COPPERS TO WHOPPERS: Police station’s Burger King inquiry
The former Northumbria Police station on Westgate Road, Newcastle, which is up for sale, Image: NCJ Media
An inquiry into contentious plans to build a Burger King drive-thru at a closed Newcastle police station will be held this week.
The long-running saga over the future of the former Westgate Road police station will come to a head over the coming days.
Hadrian Property Investments is bidding to transform the disused West End site with the burger chain, flats, shops, and a dental surgery.
Newcastle City Council rejected the scheme in September last year, with the plans labelled a “complete non-starter” after being met with a backlash from local residents.
But the developer appealed against that decision and a government planning inspector will now have the final say on the proposals.
Jennifer Vyse will hold an inquiry, starting on Tuesday, at which the council, the developer, and the West End Residents’ Association will state their cases.
Hearings are expected to run for at least four days, but potentially into next week, at The Beacon on Westgate Road.
There are two separate planning applications from Hadrian Property Investments which the inspector must consider – one to demolish part of the station and build the Burger King, and another to convert the remainder of the old station into 15 new apartments, shops, and a dental surgery.
Protests were held outside the police station, which closed in 2015, as locals organised a ‘Stop the Whopper’ campaign after the Burger King plans were first unveiled.
Local councillors and city MP Chi Onwurah were also among the objectors to the scheme, amid concerns that the arrival of another fast food chain would add to obesity problems in one of the most deprived parts of Newcastle.
There have also been fears that the extra traffic caused by a drive-thru Burger King would cause major congestion problems on Westgate Road.

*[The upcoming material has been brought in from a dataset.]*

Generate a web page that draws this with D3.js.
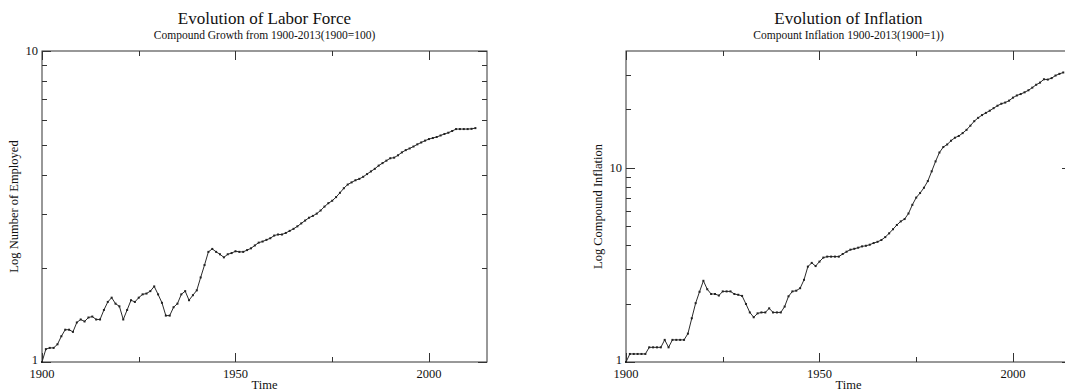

The city council maintains that the proposal is “self-evidently of a poor, generic and inappropriate design that fails to maximise the potential of the site”.
However, the developer has argued that the empty police station is “in a state of disrepair” and that its redevelopment would be a “significant and much needed financial investment” in the West End, promising to create dozens of new jobs.
Planning agents Hedley Planning Services stated that the proposals would “not result in queues forming onto the highway or cause any significant detriment to highway safety” and said that Burger King’s menu offers a “balanced” range of food including healthy meals.
A council spokesperson said: “A planning inquiry will be held on behalf of the Secretary of State for Levelling Up, Housing and Communities this week into the council’s decision to refuse planning permission to turn the former police station on West Road into 15 apartments, three retail units and a new build drive through to a Burger King restaurant.
“It will take place in The Beacon Centre on the West Road, and the public will be allowed to attend in person. The council will set out before the inquiry the rationale behind its decision.”